Notice that Joseph had as many as four dreams. This is surely one of the reasons why he is painted asleep so often – he would have to be, to receive all these divine revelations. And apart from that, he was very old. It doesn’t say so in the bible, but it does in the Golden Legend, written in the 1260s (see Day 31 – The Suitors Praying), and that idea probably came from the Protevangelium, a second century text that didn’t make the final cut, as far as the bible was concerned.
However, Matthew does not mention angels at the Nativity – that is down to Luke. Not only does Luke talk about the angel’s appearance at the Annunciation – nine months before Christmas when the whole thing started – but he is also very specific about the angels at the Nativity, in this passage which you probably know very well, Luke 2: 8-14:
And there were in the same country shepherds abiding in the field, keeping watch over their flock by night. And, lo, the angel of the Lord came upon them, and the glory of the Lord shone round about them: and they were sore afraid. And the angel said unto them, Fear not: for, behold, I bring you good tidings of great joy, which shall be to all people. For unto you is born this day in the city of David a Saviour, which is Christ the Lord. And this shall be a sign unto you; Ye shall find the babe wrapped in swaddling clothes, lying in a manger.
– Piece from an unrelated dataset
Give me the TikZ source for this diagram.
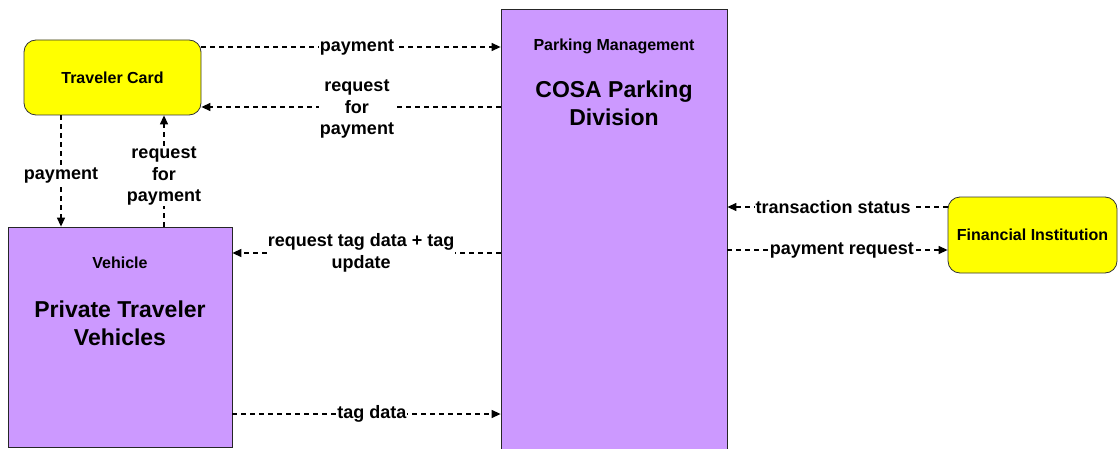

And suddenly there was with the angel a multitude of the heavenly host praising God, and saying, Glory to God in the highest, and on earth peace, good will toward men.
Today’s angels are just two of the ‘multitude of the heavenly host’. People usually get the number of angels in this painting wrong, as it happens, and draw conclusions from their miscounting – I’ve done it myself – but more of that another day.
How would an artist know what to paint? We should assume that none of them had ever seen a real angel, after all (I could be wrong, of course). Like most angels painted in the North of Europe in the early 16th Century, it is likely that these were inspired by carved, wooden angels (see, for example, Day 70 – The Annunciation, again). Certainly, the way their long robes fly around them suggests the crisp lines and taut folds that can be created by a skillful chisel, and held up by the tensile strength of wood, rather than flowing fabric fluttering in the wind. While we’re at it, these robes were clearly designed to be flown in: they would be completely impractical for the solid ground. You’d trip over the hems before you’d even taken one step.
The colours are a delight – slightly misty as they are flying at some distance: the artist clearly had an awareness of atmospheric perspective. I particularly like the combination of blue and rose-pink in this detail. Why does everyone think that angels should be in plain white from top to bottom these days? It’s a relatively recent development (sorry, I haven’t researched this one – if you know when ‘white’ became the new ‘glorious’ for angels, please let me know – my guess would be the 19th Century), and I far prefer the rainbow colours of old. Their gestures are also wonderfully expressive – one is in prayer, hands joined at the fingertips, and the other is astonished, hands out in awe at the wonder of the incarnation. God has become a little baby. How beautiful.